E’ una storia di difficoltà, dolore, indifferenza, solitudine. Stefano è solo e mentre guardiamo il film tutti ci sentiamo soli, chiusi in gabbia, abbandonati da tutto.

Se la domanda è: “è possibile entrare vivi in un carcere che è un luogo dello Stato ed uscirne morti dopo una settimana”, a questa domanda si può rispondere con altre domande: “Il carcere è un luogo dove è tutelata la vita? Esiste la tortura di Stato? Il carcere può essere umano? Lo Stato come considera chi è ultimo tra gli ultimi?”.

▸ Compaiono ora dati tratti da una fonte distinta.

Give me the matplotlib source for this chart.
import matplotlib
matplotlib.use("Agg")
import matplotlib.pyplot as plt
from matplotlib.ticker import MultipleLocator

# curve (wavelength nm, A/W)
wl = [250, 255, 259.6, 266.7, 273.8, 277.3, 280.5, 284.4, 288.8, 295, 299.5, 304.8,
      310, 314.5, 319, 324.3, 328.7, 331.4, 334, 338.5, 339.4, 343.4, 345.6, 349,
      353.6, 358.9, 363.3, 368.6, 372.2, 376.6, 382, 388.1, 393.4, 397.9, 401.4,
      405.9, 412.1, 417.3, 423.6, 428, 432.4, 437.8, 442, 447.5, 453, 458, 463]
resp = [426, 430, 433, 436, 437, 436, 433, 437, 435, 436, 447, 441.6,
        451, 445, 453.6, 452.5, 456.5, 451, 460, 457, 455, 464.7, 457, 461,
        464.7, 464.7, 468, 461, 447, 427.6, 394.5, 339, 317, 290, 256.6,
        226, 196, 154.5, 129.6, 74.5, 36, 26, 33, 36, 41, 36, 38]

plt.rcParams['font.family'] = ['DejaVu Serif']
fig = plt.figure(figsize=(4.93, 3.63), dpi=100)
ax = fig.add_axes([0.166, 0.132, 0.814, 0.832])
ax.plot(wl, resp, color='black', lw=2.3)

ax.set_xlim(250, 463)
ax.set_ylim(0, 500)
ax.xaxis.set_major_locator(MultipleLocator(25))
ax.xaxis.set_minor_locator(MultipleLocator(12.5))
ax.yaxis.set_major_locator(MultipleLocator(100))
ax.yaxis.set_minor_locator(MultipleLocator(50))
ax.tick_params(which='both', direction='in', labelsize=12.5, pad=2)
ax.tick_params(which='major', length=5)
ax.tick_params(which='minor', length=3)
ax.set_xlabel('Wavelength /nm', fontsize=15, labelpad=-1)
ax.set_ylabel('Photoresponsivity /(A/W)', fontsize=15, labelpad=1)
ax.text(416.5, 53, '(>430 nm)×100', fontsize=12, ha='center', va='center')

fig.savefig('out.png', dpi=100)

Ilaria Cucchi, La sorella di Stefano, ha intrapreso una battaglia legale in difesa di suo fratello “morto per Stato”, in cerca della verità, è una lotta importante nel nome di tantissime persone che come Stefano muoiono nelle carceri ogni giorno, da suicida o da suicidati, di tanti che vengono picchiati dentro le caserme in quel sottile limite tra regole e non regole.

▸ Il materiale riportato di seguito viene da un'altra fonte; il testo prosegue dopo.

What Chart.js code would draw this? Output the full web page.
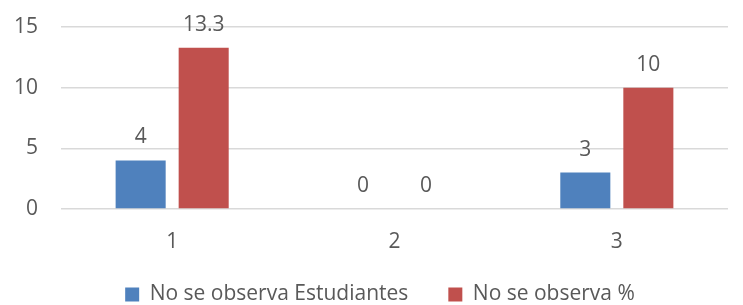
<!DOCTYPE html>
<html>
<head>
<meta charset="utf-8">
<script src="https://cdn.jsdelivr.net/npm/chart.js@4.4.1/dist/chart.umd.min.js"></script>
<style>
  html, body { margin: 0; padding: 0; background: #fff; }
  #wrap { width: 743px; height: 305px; }
</style>
</head>
<body>
<div id="wrap"><canvas id="chart" width="743" height="305"></canvas></div>
<script>
var categories = ["1", "2", "3"];
var estudiantes = [4, 0, 3];
var porcentaje = [13.3, 0, 10];
var seriesNames = ["No se observa Estudiantes", "No se observa %"];
var yTicks = [0, 5, 10, 15];

var textColor = "#595959";
var fontFamily = "'Open Sans', sans-serif";
var fontSize = 21;

// labels above each bar, placed from the bar elements
var valueLabels = {
    id: "valueLabels",
    afterDatasetsDraw: function (chart) {
        var ctx = chart.ctx;
        ctx.save();
        ctx.fillStyle = textColor;
        ctx.font = fontSize + "px " + fontFamily;
        ctx.textAlign = "center";
        ctx.textBaseline = "alphabetic";
        chart.data.datasets.forEach(function (ds, i) {
            var meta = chart.getDatasetMeta(i);
            meta.data.forEach(function (bar, j) {
                ctx.fillText(String(ds.data[j]), bar.x, bar.y - 17);
            });
        });
        ctx.restore();
    }
};

// legend keeps a wide gap between items but sits lower, closer to the axis
var legendFit = {
    id: "legendFit",
    beforeLayout: function (chart) {
        var lg = chart.legend;
        if (lg && !lg._patched) {
            var orig = lg.fit;
            lg.fit = function () {
                orig.call(this);
                this.height = 50;
            };
            lg._patched = true;
        }
    },
    afterLayout: function (chart) {
        var lg = chart.legend;
        if (lg) {
            lg.top = 244;
            lg.bottom = 244 + 64;
            lg.left += 16;
            lg.right += 16;
        }
    }
};

var ctx = document.getElementById("chart").getContext("2d");
var chart = new Chart(ctx, {
    type: "bar",
    data: {
        labels: categories,
        datasets: [{
            label: seriesNames[0],
            data: estudiantes,
            backgroundColor: "#4F81BD",
            categoryPercentage: 0.567,
            barPercentage: 0.794
        }, {
            label: seriesNames[1],
            data: porcentaje,
            backgroundColor: "#C0504D",
            categoryPercentage: 0.567,
            barPercentage: 0.794
        }]
    },
    options: {
        responsive: false,
        animation: false,
        layout: { padding: { top: 27, right: 15, left: 0, bottom: 0 } },
        plugins: {
            tooltip: { enabled: false },
            legend: {
                position: "bottom",
                labels: {
                    color: textColor,
                    font: { family: fontFamily, size: fontSize },
                    boxWidth: 14,
                    boxHeight: 14,
                    padding: 40
                },
                onClick: null
            }
        },
        scales: {
            x: {
                grid: { display: false, drawTicks: false },
                border: { display: false },
                ticks: {
                    color: textColor,
                    font: { family: fontFamily, size: fontSize },
                    padding: 20
                },
                afterFit: function (scale) { scale.height = 46; }
            },
            y: {
                min: 0,
                max: 15,
                afterBuildTicks: function (scale) {
                    scale.ticks = yTicks.map(function (v) { return { value: v }; });
                },
                grid: { color: "#D9D9D9", lineWidth: 1.5, drawTicks: false },
                border: { display: false },
                ticks: {
                    color: textColor,
                    font: { family: fontFamily, size: fontSize },
                    padding: 23
                },
                afterFit: function (scale) {
                    scale.width = 61;
                    scale.paddingTop = 0;
                    scale.paddingBottom = 0;
                }
            }
        }
    },
    plugins: [valueLabels, legendFit]
});
</script>
</body>
</html>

Ilaria Cucchi per questo è stata criticata, accusata, sviscerata in ogni aspetto della sua vita, “bullizzata” anche dalla politica, ma è stata sostenuta da quelli che non hanno la forza o le possibilità di lottare in casi simili e da lei si sono sentiti rappresentati e da chi si impegna nella difesa dei diritti umani.

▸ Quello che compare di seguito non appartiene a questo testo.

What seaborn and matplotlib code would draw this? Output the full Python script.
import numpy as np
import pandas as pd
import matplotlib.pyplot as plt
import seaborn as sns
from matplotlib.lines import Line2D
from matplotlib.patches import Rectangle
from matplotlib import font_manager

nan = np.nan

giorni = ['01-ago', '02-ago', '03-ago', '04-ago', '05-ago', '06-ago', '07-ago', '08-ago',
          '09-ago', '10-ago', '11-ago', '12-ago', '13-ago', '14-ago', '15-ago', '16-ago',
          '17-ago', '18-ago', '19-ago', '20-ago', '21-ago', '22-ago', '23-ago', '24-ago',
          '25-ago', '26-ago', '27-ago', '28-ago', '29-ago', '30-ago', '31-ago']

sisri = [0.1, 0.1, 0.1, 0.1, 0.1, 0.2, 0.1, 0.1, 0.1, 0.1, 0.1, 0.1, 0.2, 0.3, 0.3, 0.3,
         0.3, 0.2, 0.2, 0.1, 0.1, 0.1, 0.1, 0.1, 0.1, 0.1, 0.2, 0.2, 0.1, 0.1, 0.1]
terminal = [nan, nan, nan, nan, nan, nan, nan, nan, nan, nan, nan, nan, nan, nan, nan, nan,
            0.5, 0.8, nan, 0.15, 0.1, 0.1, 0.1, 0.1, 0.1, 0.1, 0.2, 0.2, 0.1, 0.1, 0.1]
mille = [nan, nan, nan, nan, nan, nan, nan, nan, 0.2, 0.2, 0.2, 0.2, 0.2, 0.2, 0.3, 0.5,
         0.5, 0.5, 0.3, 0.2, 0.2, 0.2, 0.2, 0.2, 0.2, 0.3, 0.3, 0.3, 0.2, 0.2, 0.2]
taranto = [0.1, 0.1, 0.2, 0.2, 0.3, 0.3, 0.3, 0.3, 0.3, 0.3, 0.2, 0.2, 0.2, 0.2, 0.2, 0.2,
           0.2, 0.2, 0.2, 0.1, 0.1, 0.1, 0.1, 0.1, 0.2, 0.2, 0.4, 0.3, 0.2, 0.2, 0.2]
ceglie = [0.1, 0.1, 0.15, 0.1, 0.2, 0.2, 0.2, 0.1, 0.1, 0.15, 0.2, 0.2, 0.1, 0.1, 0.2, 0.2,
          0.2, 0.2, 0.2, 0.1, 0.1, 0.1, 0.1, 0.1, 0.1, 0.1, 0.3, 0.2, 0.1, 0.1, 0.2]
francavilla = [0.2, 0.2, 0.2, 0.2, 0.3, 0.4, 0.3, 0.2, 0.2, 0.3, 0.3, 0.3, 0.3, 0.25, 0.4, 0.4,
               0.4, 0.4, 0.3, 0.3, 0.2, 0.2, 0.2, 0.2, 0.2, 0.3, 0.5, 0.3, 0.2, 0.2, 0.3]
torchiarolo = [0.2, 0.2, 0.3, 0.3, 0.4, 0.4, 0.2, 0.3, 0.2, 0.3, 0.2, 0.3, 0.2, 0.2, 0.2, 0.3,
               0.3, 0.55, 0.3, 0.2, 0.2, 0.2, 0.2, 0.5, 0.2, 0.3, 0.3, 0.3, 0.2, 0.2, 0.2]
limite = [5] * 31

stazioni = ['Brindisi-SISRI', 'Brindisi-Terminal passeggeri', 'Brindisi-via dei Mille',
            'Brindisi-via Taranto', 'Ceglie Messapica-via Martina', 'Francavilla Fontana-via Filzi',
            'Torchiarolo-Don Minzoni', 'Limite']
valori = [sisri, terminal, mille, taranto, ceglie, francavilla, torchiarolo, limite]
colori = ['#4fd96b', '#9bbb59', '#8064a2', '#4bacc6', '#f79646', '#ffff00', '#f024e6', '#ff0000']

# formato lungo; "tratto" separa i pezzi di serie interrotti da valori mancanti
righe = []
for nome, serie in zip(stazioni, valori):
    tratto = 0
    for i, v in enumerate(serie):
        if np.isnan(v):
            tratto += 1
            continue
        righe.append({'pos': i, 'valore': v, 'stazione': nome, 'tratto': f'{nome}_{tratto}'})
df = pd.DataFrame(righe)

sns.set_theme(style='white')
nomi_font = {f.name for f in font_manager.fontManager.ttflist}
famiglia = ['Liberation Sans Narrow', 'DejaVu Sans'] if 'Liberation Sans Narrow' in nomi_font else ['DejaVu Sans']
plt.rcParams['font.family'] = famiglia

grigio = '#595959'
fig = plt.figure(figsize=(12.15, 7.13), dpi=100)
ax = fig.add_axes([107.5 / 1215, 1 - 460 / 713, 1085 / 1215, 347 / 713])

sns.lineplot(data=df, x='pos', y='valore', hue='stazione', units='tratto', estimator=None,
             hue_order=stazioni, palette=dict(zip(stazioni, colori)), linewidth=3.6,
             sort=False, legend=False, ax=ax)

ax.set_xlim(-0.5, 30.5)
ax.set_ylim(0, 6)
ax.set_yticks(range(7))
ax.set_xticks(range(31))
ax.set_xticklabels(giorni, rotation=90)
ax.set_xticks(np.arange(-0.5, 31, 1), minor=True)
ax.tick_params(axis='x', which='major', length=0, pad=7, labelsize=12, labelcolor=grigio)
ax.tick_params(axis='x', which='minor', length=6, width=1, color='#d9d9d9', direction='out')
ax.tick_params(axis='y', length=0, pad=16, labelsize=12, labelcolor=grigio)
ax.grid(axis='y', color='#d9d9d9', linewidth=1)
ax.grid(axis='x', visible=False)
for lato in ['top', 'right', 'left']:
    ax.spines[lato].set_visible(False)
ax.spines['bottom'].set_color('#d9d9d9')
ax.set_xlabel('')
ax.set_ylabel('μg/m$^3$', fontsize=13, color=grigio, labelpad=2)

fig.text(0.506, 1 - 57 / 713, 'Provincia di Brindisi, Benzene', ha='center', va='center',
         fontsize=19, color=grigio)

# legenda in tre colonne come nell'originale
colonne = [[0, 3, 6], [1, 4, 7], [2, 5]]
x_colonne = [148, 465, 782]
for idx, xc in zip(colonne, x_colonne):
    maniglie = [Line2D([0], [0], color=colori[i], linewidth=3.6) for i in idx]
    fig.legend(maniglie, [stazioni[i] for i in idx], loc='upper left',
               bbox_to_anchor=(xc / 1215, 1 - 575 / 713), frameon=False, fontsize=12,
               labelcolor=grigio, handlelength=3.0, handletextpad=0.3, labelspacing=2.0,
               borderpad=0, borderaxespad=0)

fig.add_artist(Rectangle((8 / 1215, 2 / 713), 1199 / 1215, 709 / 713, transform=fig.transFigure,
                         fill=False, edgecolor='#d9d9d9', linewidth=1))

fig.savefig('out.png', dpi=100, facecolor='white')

Il caso ha visto depistaggi e omertà, ma senza sosta questa donna ha continuato la sua battaglia legale e con le istituzioni, anche se queste non sono state sempre buone con lei, con la sua famiglia e ancor prima con suo fratello. Adesso, in seguito alla confessione di uno degli imputati, saranno molti a doversi scusare.

Mentre il processo dovrà seguire il suo corso, bisognerebbe portare avanti una battaglia collettiva sulla disumanità che si vive nelle carceri, che più che riabilitare ricreano o acuiscono le condizioni per delinquere anche dopo aver scontato la pena.

Sentiamo con troppa facilità inneggiare alle carceri, quando le carceri sono per essa stessa natura un non luogo dove si interrompe l’umanità. Dovremmo invece riflettere su altre alternative alla reclusione, perchè una società civile e a misura umana dovrebbe essere dalla parte degli ultimi, sostenere e non solo punire chi cade.

Difficile restare indifferenti a “Sulla mia pelle”, lascia attoniti, scossi e doloranti. Magistrale l’interpretazione di Alessandro Borghi, credibile ed autentico in ogni sequenza di un film sincero e capace di suscitare più dubbi che risposte.

Ci si augura che venga fatta verità e giustizia e che in una società civile e umana non ci siano più le condizioni che possano far accadere un episodio come questo.